Meinert's plan also comes with some excellent amenities for the Lost Lake, Elliott Bay bookstore, Oddfellows restaurant strip—10th Ave. just south of Cal Anderson Park: He plans to move the grody dumpsters from the Comet off the sidewalk and house them, out of sight, in the parklet structure, add more bike racks (and motorcycle parking), and beautify the parklet (new sidewalk) with planters.

We've said before that the parklet program, especially in its precedent-setting pilot phase, should not be hijacked by businesses intent on using the public right of way for their bottom line. And Meinert could be establishing a slippery-slope example. However, his idea will surely energize (or to use the lingo "Activate") the street, making it one of the most ped friendly spots in town, particularly with the neat Candyland-style zig-zagged sidewalk.

The parklet program, especially in its precedent-setting pilot phase, should not be hijacked by businesses, but... 

We're torn about this one in a good way.
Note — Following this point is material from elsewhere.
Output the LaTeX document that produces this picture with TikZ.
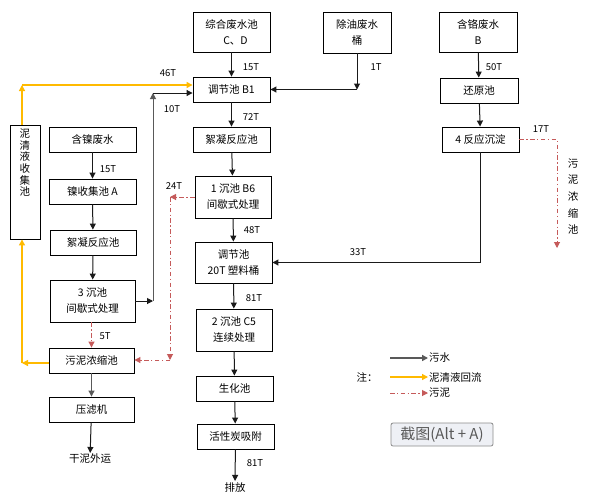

We're not sure if we like Meinert's idea or not, but we LOVE the debate.

3.  We definitely LIKE the story we heard from a city hall insider that Mayor Ed Murray, evidently set on being Seattle's version of former New York City Mayor Michael Bloomberg, reportedly tasked his new SDOT director Scott Kubly with coppying New York City's pedestrian innovation in Times Square. If you get a chance to visit NYC any time soon definitely check out the new addition to Times Square, where a section of Broadway has been closed to cars and turned into a ped mall with tables as astroturf ped paths. 
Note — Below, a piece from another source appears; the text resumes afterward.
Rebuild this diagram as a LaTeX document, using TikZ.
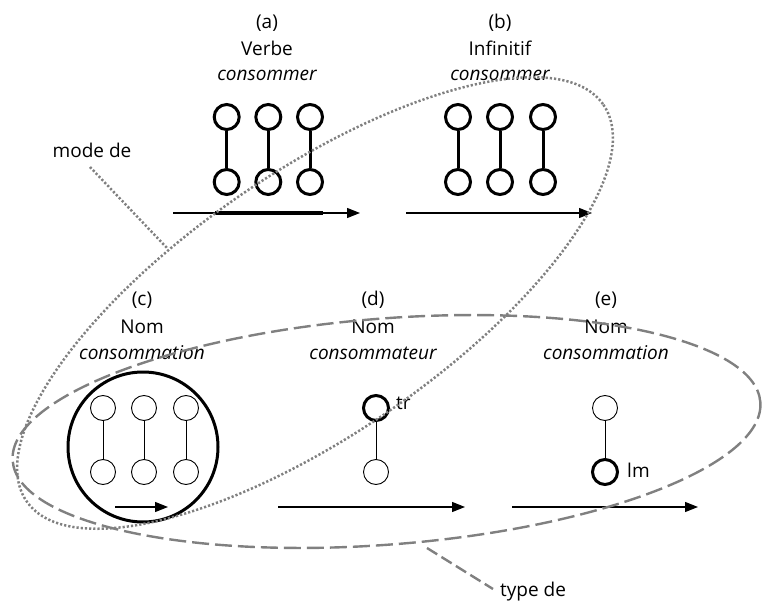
\documentclass[tikz,border=0pt]{standalone}
\usepackage{fontspec}
\setmainfont{Open Sans}
\usetikzlibrary{arrows.meta,shapes.geometric}
\definecolor{ellgray}{RGB}{128,128,128}
\tikzset{
  lbl/.style={font=\fontsize{19}{21}\selectfont, inner sep=0pt},
  ilbl/.style={font=\fontsize{19}{21}\selectfont\itshape, inner sep=0pt},
  thk/.style={circle, draw, line width=3pt, minimum size=25pt, inner sep=0pt},
  thn/.style={circle, draw, line width=0.9pt, minimum size=25pt, inner sep=0pt},
  thkbar/.style={line width=3pt},
  thnbar/.style={line width=0.9pt},
  timearrow/.style={line width=1.2pt, -{Triangle[length=13pt,width=10pt]}},
  dotell/.style={draw=ellgray, line width=2.5pt, dash pattern=on 2.2pt off 2pt},
  dashell/.style={draw=ellgray, line width=2.4pt, dash pattern=on 17pt off 6pt},
}
\begin{document}
\begin{tikzpicture}[x=1pt,y=-1pt]
\useasboundingbox (0,0) rectangle (762,601);

% (a)
\node[lbl] (ta1) at (267,23) {(a)};
\node[lbl] (ta2) at (267,48) {Verbe};
\node[ilbl] (ta3) at (267,75) {consommer};
\foreach \i/\x in {1/226.7,2/268.3,3/310} {
  \node[thk] (a\i t) at (\x,117) {};
  \node[thk] (a\i b) at (\x,182) {};
  \draw[thkbar] (a\i t) -- (a\i b);
}
\coordinate (aS) at (173,213);
\coordinate (aE) at (360,213);
\coordinate (aT1) at (215,213);
\coordinate (aT2) at (323,213);
\draw[timearrow] (aS) -- (aE);
\draw[line width=4pt] (aT1) -- (aT2);

% (b)
\node[lbl] (tb1) at (500,23) {(b)};
\node[lbl] (tb2) at (500,48) {Infinitif};
\node[ilbl] (tb3) at (500,75) {consommer};
\foreach \i/\x in {1/458,2/500,3/543} {
  \node[thk] (b\i t) at (\x,117) {};
  \node[thk] (b\i b) at (\x,182) {};
  \draw[thkbar] (b\i t) -- (b\i b);
}
\coordinate (bS) at (406,213);
\coordinate (bE) at (592,213);
\draw[timearrow] (bS) -- (bE);

% (c)
\node[lbl] (tc1) at (142,300) {(c)};
\node[lbl] (tc2) at (142,327) {Nom};
\node[ilbl] (tc3) at (142,353) {consommation};
\node[circle, draw, line width=3pt, minimum size=150pt, inner sep=0pt] (cbig) at (143,447) {};
\foreach \i/\x in {1/103,2/144,3/186} {
  \node[thn] (c\i t) at (\x,408) {};
  \node[thn] (c\i b) at (\x,472) {};
  \draw[thnbar] (c\i t) -- (c\i b);
}
\coordinate (cS) at (115,507);
\coordinate (cE) at (168,507);
\draw[timearrow] (cS) -- (cE);

% (d)
\node[lbl] (td1) at (373,300) {(d)};
\node[lbl] (td2) at (373,327) {Nom};
\node[ilbl] (td3) at (373,353) {consommateur};
\node[thk] (dt) at (376,408) {};
\node[thn] (db) at (376,472) {};
\draw[thnbar] (dt) -- (db);
\node[lbl, anchor=west] (tr) at (396,403) {tr};
\coordinate (dS) at (278,507);
\coordinate (dE) at (465,507);
\draw[timearrow] (dS) -- (dE);

% (e)
\node[lbl] (te1) at (606,300) {(e)};
\node[lbl] (te2) at (606,327) {Nom};
\node[ilbl] (te3) at (606,353) {consommation};
\node[thn] (et) at (605,408) {};
\node[thk] (eb) at (605,472) {};
\draw[thnbar] (et) -- (eb);
\node[lbl, anchor=west] (lm) at (627,470) {lm};
\coordinate (eS) at (512,507);
\coordinate (eE) at (698,507);
\draw[timearrow] (eS) -- (eE);

% mode de (dotted ellipse)
\draw[dotell, rotate around={34.5:(315,303)}] (315,303) ellipse [x radius=350, y radius=131];
\node[lbl] (mode) at (92,150) {mode de};
\coordinate (modeEnd) at (167,248);
\coordinate (modeStart) at (90,167);
\draw[dotell] (modeStart) -- (modeEnd);

% type de (dashed ellipse)
\draw[dashell, rotate around={4.5:(386.5,431.5)}] (386.5,431.5) ellipse [x radius=375, y radius=113];
\node[lbl, anchor=west] (type) at (500,592) {type de};
\coordinate (typeStart) at (427,548);
\coordinate (typeEnd) at (493,589);
\draw[draw=ellgray, line width=2.4pt, dash pattern=on 12pt off 5pt] (typeStart) -- (typeEnd);
\end{tikzpicture}
\end{document}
Kubly, who's not from Seattle—he comes to us via Texas, D.C., and Chicago—apparently asked his top advisers to tell him where Seattle's Times Square was so he could set up a similar no car ped mall. Is it Pike/Pine? Is it Westlake Center? Is it on Beacon Ave by the new-ish Victrola coffee shop? Is it on Phinney Ridge? Is it in the emerging ped-friendly zone by Northgate? Is it south, in revitalized Columbia City?

We LIKE this idea. But we're TORN UP over all the possibilities.  
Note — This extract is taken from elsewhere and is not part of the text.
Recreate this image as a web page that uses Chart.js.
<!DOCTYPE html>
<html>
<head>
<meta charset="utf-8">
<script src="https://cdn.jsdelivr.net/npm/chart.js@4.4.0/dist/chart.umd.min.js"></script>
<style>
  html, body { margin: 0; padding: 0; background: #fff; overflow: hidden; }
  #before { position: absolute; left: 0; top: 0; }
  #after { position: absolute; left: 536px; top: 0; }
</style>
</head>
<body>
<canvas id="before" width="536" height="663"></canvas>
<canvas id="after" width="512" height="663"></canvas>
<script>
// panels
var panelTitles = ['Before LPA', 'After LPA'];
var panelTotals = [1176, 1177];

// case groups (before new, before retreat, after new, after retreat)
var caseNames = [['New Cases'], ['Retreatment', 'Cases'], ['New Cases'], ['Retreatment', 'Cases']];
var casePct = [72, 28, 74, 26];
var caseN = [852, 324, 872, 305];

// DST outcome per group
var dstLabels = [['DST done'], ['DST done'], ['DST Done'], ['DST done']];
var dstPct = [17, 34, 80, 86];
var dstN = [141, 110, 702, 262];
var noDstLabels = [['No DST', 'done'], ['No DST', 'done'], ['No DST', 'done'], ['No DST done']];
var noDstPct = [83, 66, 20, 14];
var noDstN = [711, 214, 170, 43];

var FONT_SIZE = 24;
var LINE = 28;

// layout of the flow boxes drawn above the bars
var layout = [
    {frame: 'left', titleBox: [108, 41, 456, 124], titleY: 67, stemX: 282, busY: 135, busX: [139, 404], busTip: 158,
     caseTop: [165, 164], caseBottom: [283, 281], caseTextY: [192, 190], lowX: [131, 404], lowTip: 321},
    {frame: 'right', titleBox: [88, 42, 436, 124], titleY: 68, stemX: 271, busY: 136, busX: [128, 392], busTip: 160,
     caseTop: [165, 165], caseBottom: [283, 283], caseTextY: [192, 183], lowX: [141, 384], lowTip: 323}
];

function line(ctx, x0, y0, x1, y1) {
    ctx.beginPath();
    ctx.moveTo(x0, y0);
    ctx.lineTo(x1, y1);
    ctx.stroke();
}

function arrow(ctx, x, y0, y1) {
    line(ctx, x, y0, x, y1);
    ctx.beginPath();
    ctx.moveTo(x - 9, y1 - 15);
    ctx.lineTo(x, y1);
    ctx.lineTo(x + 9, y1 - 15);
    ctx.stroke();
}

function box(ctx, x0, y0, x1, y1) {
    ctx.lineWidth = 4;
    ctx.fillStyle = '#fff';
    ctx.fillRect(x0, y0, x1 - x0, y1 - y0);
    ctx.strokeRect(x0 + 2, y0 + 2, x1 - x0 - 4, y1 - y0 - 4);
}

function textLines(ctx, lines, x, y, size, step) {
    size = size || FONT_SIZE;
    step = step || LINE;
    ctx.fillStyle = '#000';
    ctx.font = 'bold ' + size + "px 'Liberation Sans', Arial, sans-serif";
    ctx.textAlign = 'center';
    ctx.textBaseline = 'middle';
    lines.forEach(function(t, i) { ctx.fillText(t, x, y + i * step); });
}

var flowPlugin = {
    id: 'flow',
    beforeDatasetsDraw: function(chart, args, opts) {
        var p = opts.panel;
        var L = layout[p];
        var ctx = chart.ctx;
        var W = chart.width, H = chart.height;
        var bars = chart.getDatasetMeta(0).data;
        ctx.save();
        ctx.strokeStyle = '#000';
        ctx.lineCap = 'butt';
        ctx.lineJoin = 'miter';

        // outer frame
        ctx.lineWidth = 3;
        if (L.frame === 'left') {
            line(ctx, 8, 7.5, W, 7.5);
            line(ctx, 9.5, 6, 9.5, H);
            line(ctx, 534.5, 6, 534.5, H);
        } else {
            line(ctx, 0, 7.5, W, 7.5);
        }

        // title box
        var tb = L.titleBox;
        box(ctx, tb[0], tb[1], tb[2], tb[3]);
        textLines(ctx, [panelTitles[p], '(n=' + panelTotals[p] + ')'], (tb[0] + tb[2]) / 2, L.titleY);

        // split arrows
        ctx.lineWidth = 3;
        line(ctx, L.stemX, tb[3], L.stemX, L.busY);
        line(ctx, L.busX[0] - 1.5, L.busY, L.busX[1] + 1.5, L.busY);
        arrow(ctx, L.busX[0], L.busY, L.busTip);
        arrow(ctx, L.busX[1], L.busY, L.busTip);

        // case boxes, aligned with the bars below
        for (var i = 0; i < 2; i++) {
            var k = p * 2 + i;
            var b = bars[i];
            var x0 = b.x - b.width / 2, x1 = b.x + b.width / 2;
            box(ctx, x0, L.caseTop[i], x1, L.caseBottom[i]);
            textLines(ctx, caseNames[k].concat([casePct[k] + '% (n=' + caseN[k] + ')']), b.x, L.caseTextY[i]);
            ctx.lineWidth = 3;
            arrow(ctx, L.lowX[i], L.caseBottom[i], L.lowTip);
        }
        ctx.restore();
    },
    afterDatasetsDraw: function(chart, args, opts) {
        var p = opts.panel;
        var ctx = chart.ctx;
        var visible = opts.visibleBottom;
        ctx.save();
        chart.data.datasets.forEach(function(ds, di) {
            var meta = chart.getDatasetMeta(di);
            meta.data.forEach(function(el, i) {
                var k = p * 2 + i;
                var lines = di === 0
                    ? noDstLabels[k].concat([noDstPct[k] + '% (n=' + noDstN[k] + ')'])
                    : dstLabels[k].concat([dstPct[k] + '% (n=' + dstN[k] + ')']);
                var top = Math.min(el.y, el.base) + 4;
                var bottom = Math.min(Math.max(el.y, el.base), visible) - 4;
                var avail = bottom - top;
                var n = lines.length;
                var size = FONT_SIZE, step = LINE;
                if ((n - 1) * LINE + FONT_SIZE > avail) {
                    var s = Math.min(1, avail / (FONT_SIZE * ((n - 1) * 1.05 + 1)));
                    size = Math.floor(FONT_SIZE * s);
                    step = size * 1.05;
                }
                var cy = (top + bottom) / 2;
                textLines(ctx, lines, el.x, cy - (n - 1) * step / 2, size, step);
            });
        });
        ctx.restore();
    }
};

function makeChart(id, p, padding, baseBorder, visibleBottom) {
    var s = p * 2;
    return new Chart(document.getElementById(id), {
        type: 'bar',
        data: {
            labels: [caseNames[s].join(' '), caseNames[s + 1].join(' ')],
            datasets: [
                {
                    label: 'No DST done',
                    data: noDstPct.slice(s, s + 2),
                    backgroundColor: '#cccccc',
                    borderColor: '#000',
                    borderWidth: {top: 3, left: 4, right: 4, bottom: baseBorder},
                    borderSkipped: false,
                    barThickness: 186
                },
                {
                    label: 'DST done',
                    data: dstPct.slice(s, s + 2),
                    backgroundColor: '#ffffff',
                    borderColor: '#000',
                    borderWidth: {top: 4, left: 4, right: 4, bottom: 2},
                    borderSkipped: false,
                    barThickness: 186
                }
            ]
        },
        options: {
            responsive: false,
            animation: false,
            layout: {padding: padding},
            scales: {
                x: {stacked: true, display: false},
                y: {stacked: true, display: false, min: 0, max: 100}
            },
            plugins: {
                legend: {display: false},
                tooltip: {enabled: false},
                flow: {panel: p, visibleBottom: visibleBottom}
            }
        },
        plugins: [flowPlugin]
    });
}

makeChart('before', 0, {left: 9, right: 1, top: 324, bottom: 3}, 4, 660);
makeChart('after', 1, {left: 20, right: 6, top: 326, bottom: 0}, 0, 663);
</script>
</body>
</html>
4. Okay, no ambivalence on this one: We DISLIKE that SEIU 775, the labor union that powered the $15 minimum wage measure in SeaTac and the successful follow-up movement in Seattle, is evidently not interested in raising the minimum wage at the state level.

SEIU, a key player in the liberal coalition that's trying to win back the state senate for the Democrats so they can do things like pass a statewide minimum wage increase (not to mention stop the GOP from its top agenda items of scaling back workers' compensation and funding education by gutting social services) has endorsed state Sen. Andy Hill (R-45, Kirkland), the top Democratic target in the party's effort to nudge the Republicans out of power. Hill, the senate budget chair, is also the top GOP senator on the budget team, where he has steadfastly rejected house budget proposals to close $500,000 in corporate tax breaks.

SEIU 775 has endorsed GOP budget leader suburban-Seattle state Sen. Andy Hill.

By the way, this isn't one of those dual endorsements. SEIU has not endorsed Navy vet and Amazon manager Matt Isenhower, the Democrat who's running against Hill. Isenhower is counting on big money from Democratic allies to fund independent expenditures against Hill, going negative on things like Hill's party's opposition to raising the minimum wage.

The Democrats would certainly like to get help from SEIU 775, typically a big spender for progressives during election time. But given SEIU 775's Hill endorsement, Democrats shouldn't count on any money from the union in the crucial 45th.